▸ Dataset excerpt:
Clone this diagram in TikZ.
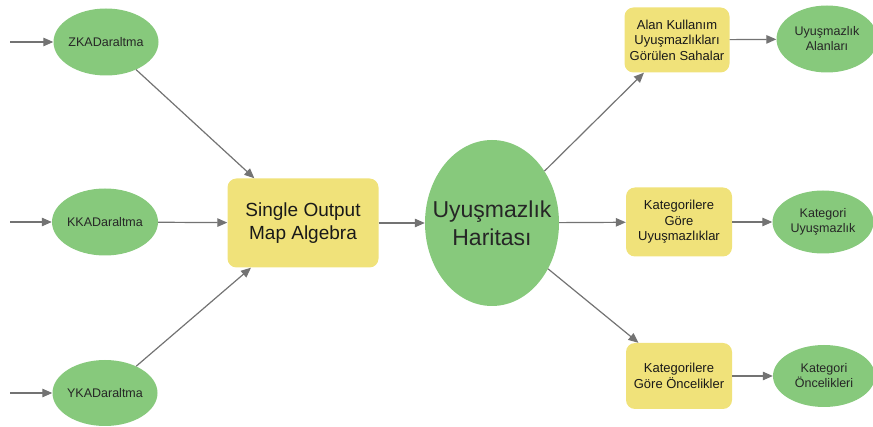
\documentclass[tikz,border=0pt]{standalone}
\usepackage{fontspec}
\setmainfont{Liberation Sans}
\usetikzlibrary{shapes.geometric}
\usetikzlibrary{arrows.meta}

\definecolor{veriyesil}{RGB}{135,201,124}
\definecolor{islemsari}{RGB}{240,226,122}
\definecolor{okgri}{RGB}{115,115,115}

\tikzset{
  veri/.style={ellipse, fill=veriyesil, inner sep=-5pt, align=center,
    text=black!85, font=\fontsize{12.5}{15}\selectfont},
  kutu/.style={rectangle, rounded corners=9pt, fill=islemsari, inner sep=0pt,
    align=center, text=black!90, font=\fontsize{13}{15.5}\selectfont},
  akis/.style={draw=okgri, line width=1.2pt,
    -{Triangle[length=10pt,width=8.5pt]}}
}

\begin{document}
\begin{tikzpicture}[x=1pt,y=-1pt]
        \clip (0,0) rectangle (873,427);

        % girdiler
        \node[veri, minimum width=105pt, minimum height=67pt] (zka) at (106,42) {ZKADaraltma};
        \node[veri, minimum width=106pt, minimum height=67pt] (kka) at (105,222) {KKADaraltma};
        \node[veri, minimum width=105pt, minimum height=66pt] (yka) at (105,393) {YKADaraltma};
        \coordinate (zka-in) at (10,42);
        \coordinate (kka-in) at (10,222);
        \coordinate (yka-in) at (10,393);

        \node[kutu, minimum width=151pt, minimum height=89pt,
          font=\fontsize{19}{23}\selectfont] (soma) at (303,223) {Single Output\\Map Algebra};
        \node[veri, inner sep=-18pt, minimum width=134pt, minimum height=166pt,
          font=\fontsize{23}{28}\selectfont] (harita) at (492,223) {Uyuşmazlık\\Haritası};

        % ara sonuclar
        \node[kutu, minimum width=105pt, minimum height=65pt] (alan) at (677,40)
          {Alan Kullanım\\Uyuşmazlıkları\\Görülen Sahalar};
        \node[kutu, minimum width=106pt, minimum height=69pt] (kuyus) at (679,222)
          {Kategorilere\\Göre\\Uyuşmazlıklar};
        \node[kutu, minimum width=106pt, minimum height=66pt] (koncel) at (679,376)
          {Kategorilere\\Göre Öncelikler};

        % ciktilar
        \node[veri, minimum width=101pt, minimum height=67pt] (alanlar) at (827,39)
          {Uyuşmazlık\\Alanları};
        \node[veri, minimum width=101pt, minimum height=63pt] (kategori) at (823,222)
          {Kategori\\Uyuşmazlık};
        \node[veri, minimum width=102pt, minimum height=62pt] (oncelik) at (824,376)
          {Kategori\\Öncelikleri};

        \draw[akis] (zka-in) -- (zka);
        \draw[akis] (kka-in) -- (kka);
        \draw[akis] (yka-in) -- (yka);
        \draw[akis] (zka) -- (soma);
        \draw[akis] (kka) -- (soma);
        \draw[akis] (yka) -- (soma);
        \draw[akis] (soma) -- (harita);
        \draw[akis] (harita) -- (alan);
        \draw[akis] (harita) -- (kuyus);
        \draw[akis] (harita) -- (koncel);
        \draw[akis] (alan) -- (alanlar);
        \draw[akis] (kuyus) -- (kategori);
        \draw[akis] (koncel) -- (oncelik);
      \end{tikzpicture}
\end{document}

▸ Direction:
Print the complete listing exactly as it stands, without its pictures.

▸ Full solution:
Clone this diagram in TikZ.
\documentclass[tikz,border=0pt]{standalone}
\usepackage{fontspec}
\setmainfont{Liberation Sans}
\usetikzlibrary{shapes.geometric}
\usetikzlibrary{arrows.meta}

\definecolor{veriyesil}{RGB}{135,201,124}
\definecolor{islemsari}{RGB}{240,226,122}
\definecolor{okgri}{RGB}{115,115,115}

\tikzset{
  veri/.style={ellipse, fill=veriyesil, inner sep=-5pt, align=center,
    text=black!85, font=\fontsize{12.5}{15}\selectfont},
  kutu/.style={rectangle, rounded corners=9pt, fill=islemsari, inner sep=0pt,
    align=center, text=black!90, font=\fontsize{13}{15.5}\selectfont},
  akis/.style={draw=okgri, line width=1.2pt,
    -{Triangle[length=10pt,width=8.5pt]}}
}

\begin{document}
\begin{tikzpicture}[x=1pt,y=-1pt]
        \clip (0,0) rectangle (873,427);

        % girdiler
        \node[veri, minimum width=105pt, minimum height=67pt] (zka) at (106,42) {ZKADaraltma};
        \node[veri, minimum width=106pt, minimum height=67pt] (kka) at (105,222) {KKADaraltma};
        \node[veri, minimum width=105pt, minimum height=66pt] (yka) at (105,393) {YKADaraltma};
        \coordinate (zka-in) at (10,42);
        \coordinate (kka-in) at (10,222);
        \coordinate (yka-in) at (10,393);

        \node[kutu, minimum width=151pt, minimum height=89pt,
          font=\fontsize{19}{23}\selectfont] (soma) at (303,223) {Single Output\\Map Algebra};
        \node[veri, inner sep=-18pt, minimum width=134pt, minimum height=166pt,
          font=\fontsize{23}{28}\selectfont] (harita) at (492,223) {Uyuşmazlık\\Haritası};

        % ara sonuclar
        \node[kutu, minimum width=105pt, minimum height=65pt] (alan) at (677,40)
          {Alan Kullanım\\Uyuşmazlıkları\\Görülen Sahalar};
        \node[kutu, minimum width=106pt, minimum height=69pt] (kuyus) at (679,222)
          {Kategorilere\\Göre\\Uyuşmazlıklar};
        \node[kutu, minimum width=106pt, minimum height=66pt] (koncel) at (679,376)
          {Kategorilere\\Göre Öncelikler};

        % ciktilar
        \node[veri, minimum width=101pt, minimum height=67pt] (alanlar) at (827,39)
          {Uyuşmazlık\\Alanları};
        \node[veri, minimum width=101pt, minimum height=63pt] (kategori) at (823,222)
          {Kategori\\Uyuşmazlık};
        \node[veri, minimum width=102pt, minimum height=62pt] (oncelik) at (824,376)
          {Kategori\\Öncelikleri};

        \draw[akis] (zka-in) -- (zka);
        \draw[akis] (kka-in) -- (kka);
        \draw[akis] (yka-in) -- (yka);
        \draw[akis] (zka) -- (soma);
        \draw[akis] (kka) -- (soma);
        \draw[akis] (yka) -- (soma);
        \draw[akis] (soma) -- (harita);
        \draw[akis] (harita) -- (alan);
        \draw[akis] (harita) -- (kuyus);
        \draw[akis] (harita) -- (koncel);
        \draw[akis] (alan) -- (alanlar);
        \draw[akis] (kuyus) -- (kategori);
        \draw[akis] (koncel) -- (oncelik);
      \end{tikzpicture}
\end{document}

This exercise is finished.